Chef Edward Lee grills author Brian T. Atkinson
I’ll Be Here in the Morning
By Brian T. Atkinson. Texas A&M; 272 pgs., $24.95.
Editor’s Note: 610 Magnolia’s Edward Lee is not only an award-winning chef and “Top Chef” fan favorite, he’s also a big fan of the late Texan singer-songwriter Townes Van Zandt. So LEO connected him with Austin, Texas, journalist Brian T. Atkinson to discuss Atkinson’s oral history with Van Zandt’s peers and disciples, “I’ll Be Here in the Morning.”
Brian T. Atkinson: Can I ask you a question first?
Edward Lee: Sure!
BTA: How did you get into Townes?
EL: Townes died on the same day as my grandmother. I had known of him, but I had never really listened to him. I don’t know why, I listen to Dylan and all those guys. There was something in the paper the next day, “Famous musician dies” — it was the same day as my grandmother. I decided I would go out and buy a CD.
BTA: What was the CD?
EL: It was the first CD, Townes Van Zandt. And that was it — from there I was hooked. I’ve been a huge fan ever since … As you know, I’m not a journalist, I’m just a fan. I came up with some questions, and I thought you’d have some good answers for them.
BTA: All right!
EL: Why Townes? Why now? And, do you think he’s more or less relevant as an artist today than when he was alive?
BTA: The “why” is the easiest one, because he’s my favorite songwriter. There’s no question in my mind that my first book was gonna be about Townes. What was the second part?
EL: Why now?
BTA: Oh (laughs), I wanted to write a book. I knew that there were two biographies in the works when I started this, so I wanted to do a Townes book, but I didn’t want to do it just to do a third biography, a couple years after the second one, which was just a couple years after the first. That made it a little difficult, actually, but when I came up with the plan, it seemed to work out.
On his relevance, man, when I started this nine years ago, and I was interviewing songwriters … nobody seemed to know who he was. I would bring him up — “He’s my favorite songwriter” — and talk about some songs, and I’d get blank stares; now, I do a lot of interviews for the Austin American-Statesman with bands that come through town, and it seems like — without me even bringing it up — a lot of the younger songwriters, especially, will namedrop him as “I’m trying to be taken seriously as a songwriter, and I listen to Townes, of course.” I think he seems to be getting a lot bigger than he was in his lifetime.

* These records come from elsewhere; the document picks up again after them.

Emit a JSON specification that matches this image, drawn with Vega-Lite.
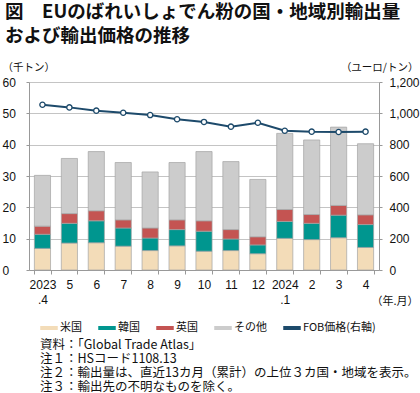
{
  "$schema": "https://vega.github.io/schema/vega-lite/v6.json",
  "padding": {"left": 2, "top": 2, "right": 2, "bottom": 0},
  "background": "white",
  "width": 350,
  "height": 188,
  "config": {
    "view": {"stroke": null},
    "font": "Noto Sans CJK JP"
  },
  "title": {
    "text": ["図　EUのばれいしょでん粉の国・地域別輸出量", "　　および輸出価格の推移"],
    "anchor": "start",
    "frame": "bounds",
    "font": "Noto Sans CJK JP",
    "fontSize": 18.5,
    "fontWeight": "bold",
    "lineHeight": 24,
    "color": "#111",
    "offset": 17,
    "dx": 3
  },
  "data": {
    "values": [
      {"month": "2023.4", "米国": 6.9, "韓国": 4.5, "英国": 2.6, "その他": 16.2, "FOB": 1055},
      {"month": "2023.5", "米国": 8.6, "韓国": 6.3, "英国": 3.1, "その他": 17.6, "FOB": 1038},
      {"month": "2023.6", "米国": 8.7, "韓国": 7.0, "英国": 3.2, "その他": 18.9, "FOB": 1017},
      {"month": "2023.7", "米国": 7.6, "韓国": 5.8, "英国": 2.6, "その他": 18.3, "FOB": 1004},
      {"month": "2023.8", "米国": 6.2, "韓国": 4.0, "英国": 3.2, "その他": 17.9, "FOB": 989},
      {"month": "2023.9", "米国": 7.7, "韓国": 5.2, "英国": 3.1, "その他": 18.3, "FOB": 962},
      {"month": "2023.10", "米国": 6.0, "韓国": 6.4, "英国": 3.3, "その他": 22.1, "FOB": 945},
      {"month": "2023.11", "米国": 6.2, "韓国": 3.7, "英国": 3.0, "その他": 21.7, "FOB": 915},
      {"month": "2023.12", "米国": 5.2, "韓国": 2.8, "英国": 2.6, "その他": 18.3, "FOB": 940},
      {"month": "2024.1", "米国": 10.1, "韓国": 5.4, "英国": 3.8, "その他": 24.3, "FOB": 889},
      {"month": "2024.2", "米国": 9.7, "韓国": 5.2, "英国": 2.8, "その他": 23.8, "FOB": 883},
      {"month": "2024.3", "米国": 10.3, "韓国": 7.2, "英国": 3.1, "その他": 25.0, "FOB": 881},
      {"month": "2024.4", "米国": 7.2, "韓国": 7.3, "英国": 3.1, "その他": 22.7, "FOB": 883}
    ]
  },
  "encoding": {
    "x": {
      "field": "month",
      "type": "ordinal",
      "sort": null,
      "scale": {"paddingInner": 0.4, "paddingOuter": 0.2},
      "axis": {
        "title": "（年.月）",
        "titleAngle": 0,
        "titleAlign": "right",
        "titleBaseline": "middle",
        "titleX": 389,
        "titleY": 31,
        "titleFont": "Noto Sans CJK JP",
        "titleFontSize": 11,
        "titleFontWeight": "normal",
        "titleColor": "#111",
        "labelAngle": 0,
        "labelExpr": "isString(datum.value) ? (indexof(['2023.4','2024.1'], datum.value) >= 0 ? [slice(datum.value, 0, 4), slice(datum.value, 4)] : slice(datum.value, 5)) : ''",
        "labelFont": "Liberation Sans",
        "labelFontSize": 12,
        "labelColor": "#111",
        "labelLineHeight": 15,
        "labelBaseline": "top",
        "labelPadding": 5,
        "tickBand": "extent",
        "tickSize": 4,
        "tickColor": "#999",
        "domainColor": "#999",
        "grid": false
      }
    }
  },
  "layer": [
    {
      "transform": [
        {"fold": ["米国", "韓国", "英国", "その他"], "as": ["country", "value"]},
        {"window": [{"op": "row_number", "as": "rank"}], "groupby": ["month"]}
      ],
      "mark": {"type": "bar", "stroke": "#a3a3a3", "strokeWidth": 0.7},
      "encoding": {
        "y": {
          "field": "value",
          "type": "quantitative",
          "stack": "zero",
          "scale": {"domain": [0, 60]},
          "axis": {
            "title": "（千トン）",
            "titleAngle": 0,
            "titleAlign": "left",
            "titleBaseline": "middle",
            "titleX": -27,
            "titleY": -15,
            "titleFont": "Noto Sans CJK JP",
            "titleFontSize": 10.5,
            "titleFontWeight": "normal",
            "titleColor": "#111",
            "values": [0, 10, 20, 30, 40, 50, 60],
            "grid": true,
            "gridColor": "#c4c4c4",
            "domainColor": "#999",
            "tickColor": "#999",
            "tickSize": 3,
            "labelAlign": "left",
            "labelPadding": 24,
            "labelFont": "Liberation Sans",
            "labelFontSize": 12,
            "labelColor": "#111"
          }
        },
        "color": {
          "field": "country",
          "type": "nominal",
          "scale": {
            "domain": ["米国", "韓国", "英国", "その他", "FOB価格(右軸)"],
            "range": ["#f3dcb8", "#00968f", "#c45452", "#cccccc", "#1d4a6b"]
          },
          "legend": {
            "orient": "none",
            "legendX": 11,
            "legendY": 237,
            "padding": 0,
            "direction": "horizontal",
            "title": ["資料：「Global Trade Atlas」", "注１：HSコード1108.13", "注２：輸出量は、直近13カ月（累計）の上位３カ国・地域を表示。", "注３：輸出先の不明なものを除く。"],
            "titleOrient": "bottom",
            "titleAnchor": "start",
            "titleAlign": "left",
            "titleBaseline": "top",
            "titleLimit": 1000,
            "titleFont": "Noto Sans CJK JP",
            "titleFontSize": 12.5,
            "titleFontWeight": "normal",
            "titleLineHeight": 14,
            "titleColor": "#111",
            "titlePadding": 6,
            "symbolType": "M-1,-0.16H1V0.16H-1Z",
            "symbolSize": 256,
            "labelFont": "Noto Sans CJK JP",
            "labelFontSize": 11,
            "labelColor": "#111",
            "labelOffset": 2,
            "columnPadding": 14,
            "encode": {
              "symbols": {
                "update": {
                  "shape": {"signal": "datum.label == 'FOB価格(右軸)' ? 'M-1,0H-0.28M0.28,0H1M-0.28,0A0.28,0.28 0 1,1 0.28,0A0.28,0.28 0 1,1 -0.28,0' : 'M-1,-0.16H1V0.16H-1Z'"},
                  "fill": {"signal": "datum.label == '米国' ? '#f3dcb8' : datum.label == '韓国' ? '#00968f' : datum.label == '英国' ? '#c45452' : datum.label == 'その他' ? '#cccccc' : '#ffffff'"},
                  "stroke": {"signal": "datum.label == 'FOB価格(右軸)' ? '#1d4a6b' : '#a3a3a3'"},
                  "strokeWidth": {"signal": "datum.label == 'FOB価格(右軸)' ? 1.5 : 0.6"}
                }
              }
            }
          }
        },
        "order": {"field": "rank", "type": "quantitative"}
      }
    },
    {
      "encoding": {
        "y": {
          "field": "FOB",
          "type": "quantitative",
          "scale": {"domain": [0, 1200]},
          "axis": {
            "orient": "right",
            "title": "（ユーロ/トン）",
            "titleAngle": 0,
            "titleAlign": "right",
            "titleBaseline": "middle",
            "titleX": 39,
            "titleY": -15,
            "titleFont": "Noto Sans CJK JP",
            "titleFontSize": 10.5,
            "titleFontWeight": "normal",
            "titleColor": "#111",
            "values": [0, 200, 400, 600, 800, 1000, 1200],
            "format": ",d",
            "grid": false,
            "domainColor": "#999",
            "tickColor": "#999",
            "tickSize": 3,
            "labelPadding": 7,
            "labelFont": "Liberation Sans",
            "labelFontSize": 12,
            "labelColor": "#111"
          }
        }
      },
      "layer": [
        {
          "mark": {"type": "line", "strokeWidth": 2},
          "encoding": {"color": {"datum": "FOB価格(右軸)"}}
        },
        {
          "mark": {"type": "point", "filled": true, "fill": "#ffffff", "stroke": "#1d4a6b", "strokeWidth": 1.3, "size": 28, "opacity": 1},
          "encoding": {}
        }
      ]
    }
  ],
  "resolve": {"scale": {"y": "independent"}}
}
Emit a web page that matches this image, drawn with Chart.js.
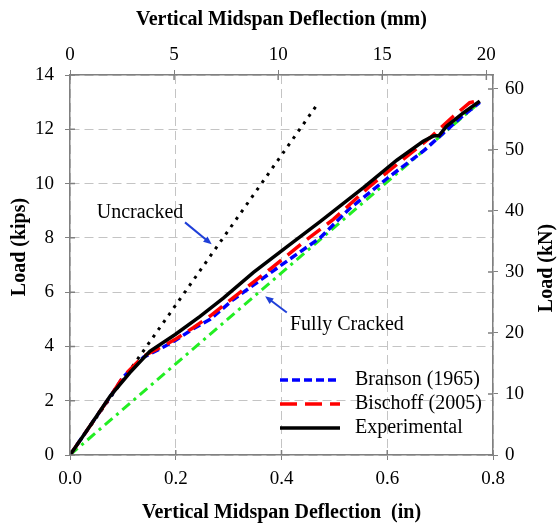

EL: It seems like the legend keeps growing.
BTA: Yeah, and I hope for the right reasons. Everyone knows about the drugs and the booze and everything. I hope the songs are what really — I hope he gets famous one day! I think he deserves to be talked about with Dylan and Paul Simon — all the other songwriters everyone knows.
EL: I get the sense that Townes was a really funny guy and a hoot to hang out with. That’s something that really comes through in the book. You listen to some of the songs, and you get this image of a guy who’s depressed, in a bar, writing these sad lyrics. Is there anything about your perception of him that changed from when you started writing the book until you finished?
BTA: Just what you’re saying. I’ve talked to Guy Clark a couple times, and he always says, “Townes was the funniest son-of-a-bitch I ever knew.” I guess there are those two parts of the personality — it’s not that he wasn’t the guy sitting in the bar, depressed, writing a song like “Nothin’” that is just like a stabbing in the eye, y’know? But he also was writing “No Lonesome Tune,” which was one of the sweetest songs I think I’ve ever heard. He definitely had a sweet, funny part to his personality, and it did sort of surprise me that a lot of people talked about that, as opposed to the darker stuff … I think people do want to remember the good times, having laughs, as opposed to when he was pissin’ them off (laughs).